Comment by johnnyanmac
Comment by johnnyanmac 4 hours ago
>Somebody who puts the interest of their nation and the citizens of that nation first isn't a "fascist."
No, but nationalism is a very common channel to rile up fascist behavior. Make the overly proud, then dehumanize whoever you want them to attack. Once they no longer see that other as a human, all ethics goes out the window.
>is just driving everybody who was kind of in the middle more and more away from the 'name callers.'
Don't act fascist if you don't want to be called one:
>Another issue grabbing national attention is rising numbers of foreign residents and visitors, which has fueled widespread anti-foreigner sentiment that sometimes turns outright xenophobic. Many argue that Japan is at risk of losing its way of life, or that Japanese workers are being edged out of jobs.
Uh huh. A familiar trend the far right takes advantage of. Blame the foreigners than take hostile action towards them.
My only surprise is that the job market in Japan is this impacted. I guess seven a bad economy can dwarf the under-population crisis.
> think you can see this in the US where polls show independents increasingly leaning right on most issues, whereas not that long ago they tended to lean left.
In January, yes. By now, independents in the US have already soured. Maybe they are still right wing, but they realize Far-Right actions aren't it.

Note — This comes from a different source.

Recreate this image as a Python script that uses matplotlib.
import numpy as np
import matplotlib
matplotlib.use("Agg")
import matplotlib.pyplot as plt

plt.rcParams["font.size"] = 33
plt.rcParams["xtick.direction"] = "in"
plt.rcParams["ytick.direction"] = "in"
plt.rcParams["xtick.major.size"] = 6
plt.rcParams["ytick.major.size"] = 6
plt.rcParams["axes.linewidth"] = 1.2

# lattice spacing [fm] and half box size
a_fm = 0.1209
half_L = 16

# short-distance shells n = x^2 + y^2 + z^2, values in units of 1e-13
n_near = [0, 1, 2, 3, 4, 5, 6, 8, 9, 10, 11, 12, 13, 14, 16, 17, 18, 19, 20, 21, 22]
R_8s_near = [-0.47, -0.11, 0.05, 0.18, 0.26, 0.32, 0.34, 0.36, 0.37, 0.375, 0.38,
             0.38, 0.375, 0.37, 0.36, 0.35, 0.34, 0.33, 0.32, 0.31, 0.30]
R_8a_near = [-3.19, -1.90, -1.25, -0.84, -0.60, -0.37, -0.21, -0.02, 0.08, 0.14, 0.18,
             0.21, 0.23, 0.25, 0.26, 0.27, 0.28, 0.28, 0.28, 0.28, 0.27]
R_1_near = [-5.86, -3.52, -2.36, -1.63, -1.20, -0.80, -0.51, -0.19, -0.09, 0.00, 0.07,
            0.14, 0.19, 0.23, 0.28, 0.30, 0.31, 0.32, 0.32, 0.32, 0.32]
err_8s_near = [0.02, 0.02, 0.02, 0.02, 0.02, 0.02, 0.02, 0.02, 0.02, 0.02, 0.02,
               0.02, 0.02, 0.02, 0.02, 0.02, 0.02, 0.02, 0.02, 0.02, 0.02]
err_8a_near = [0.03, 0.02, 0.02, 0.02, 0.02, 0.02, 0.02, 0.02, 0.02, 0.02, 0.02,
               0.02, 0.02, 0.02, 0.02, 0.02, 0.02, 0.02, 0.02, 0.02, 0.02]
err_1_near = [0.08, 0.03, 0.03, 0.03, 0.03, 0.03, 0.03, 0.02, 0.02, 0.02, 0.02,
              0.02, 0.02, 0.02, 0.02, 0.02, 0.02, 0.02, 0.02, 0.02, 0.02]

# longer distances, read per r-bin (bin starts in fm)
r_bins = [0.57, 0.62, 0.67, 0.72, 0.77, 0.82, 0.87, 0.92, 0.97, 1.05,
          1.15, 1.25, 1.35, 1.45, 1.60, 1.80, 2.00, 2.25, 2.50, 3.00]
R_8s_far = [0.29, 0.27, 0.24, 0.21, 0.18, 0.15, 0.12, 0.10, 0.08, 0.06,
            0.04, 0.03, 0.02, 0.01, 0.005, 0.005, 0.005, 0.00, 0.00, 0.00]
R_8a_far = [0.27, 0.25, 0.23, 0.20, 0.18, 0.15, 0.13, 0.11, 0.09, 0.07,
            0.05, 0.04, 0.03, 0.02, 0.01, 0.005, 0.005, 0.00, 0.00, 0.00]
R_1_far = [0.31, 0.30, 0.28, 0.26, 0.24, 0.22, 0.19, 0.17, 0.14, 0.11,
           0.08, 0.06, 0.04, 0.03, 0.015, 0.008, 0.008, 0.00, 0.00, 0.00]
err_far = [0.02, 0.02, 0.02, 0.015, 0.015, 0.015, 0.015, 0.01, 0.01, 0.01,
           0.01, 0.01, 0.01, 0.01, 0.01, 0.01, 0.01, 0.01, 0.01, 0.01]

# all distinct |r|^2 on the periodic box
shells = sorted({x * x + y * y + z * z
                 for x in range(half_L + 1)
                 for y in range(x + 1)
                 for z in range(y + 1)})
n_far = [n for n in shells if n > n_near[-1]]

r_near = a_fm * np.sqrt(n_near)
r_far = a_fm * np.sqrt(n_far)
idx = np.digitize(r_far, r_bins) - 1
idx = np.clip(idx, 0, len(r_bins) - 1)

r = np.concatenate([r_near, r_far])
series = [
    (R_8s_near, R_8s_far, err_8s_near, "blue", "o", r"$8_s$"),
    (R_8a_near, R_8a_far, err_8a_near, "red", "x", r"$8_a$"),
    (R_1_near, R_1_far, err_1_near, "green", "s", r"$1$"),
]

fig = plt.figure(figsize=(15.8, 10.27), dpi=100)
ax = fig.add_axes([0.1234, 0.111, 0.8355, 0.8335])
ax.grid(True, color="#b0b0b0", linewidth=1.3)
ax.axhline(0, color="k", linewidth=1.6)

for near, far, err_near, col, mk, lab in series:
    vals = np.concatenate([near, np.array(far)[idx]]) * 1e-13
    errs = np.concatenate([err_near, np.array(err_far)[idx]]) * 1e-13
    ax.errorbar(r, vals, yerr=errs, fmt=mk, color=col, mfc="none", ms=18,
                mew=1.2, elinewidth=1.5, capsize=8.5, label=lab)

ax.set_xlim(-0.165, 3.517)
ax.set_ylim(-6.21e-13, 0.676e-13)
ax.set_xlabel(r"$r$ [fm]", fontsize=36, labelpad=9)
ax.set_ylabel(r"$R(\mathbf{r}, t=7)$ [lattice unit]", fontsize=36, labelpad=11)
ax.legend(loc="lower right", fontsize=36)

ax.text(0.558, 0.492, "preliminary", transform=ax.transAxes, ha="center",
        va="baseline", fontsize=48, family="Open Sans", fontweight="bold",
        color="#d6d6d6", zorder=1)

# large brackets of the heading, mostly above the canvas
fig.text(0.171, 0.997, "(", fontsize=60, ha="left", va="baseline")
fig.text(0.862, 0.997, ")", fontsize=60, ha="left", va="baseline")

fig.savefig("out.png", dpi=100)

I don't understand how you can say things like this when we live in a time where you have people trying to imprison their political opponents (and nearly succeeding), assassinate their political opponents (and again nearly succeeding), and even murdering people who just want to publicly debate, which you then had their base either apathetic if not outright supportive of. And it's the exact people calling everybody else fascists.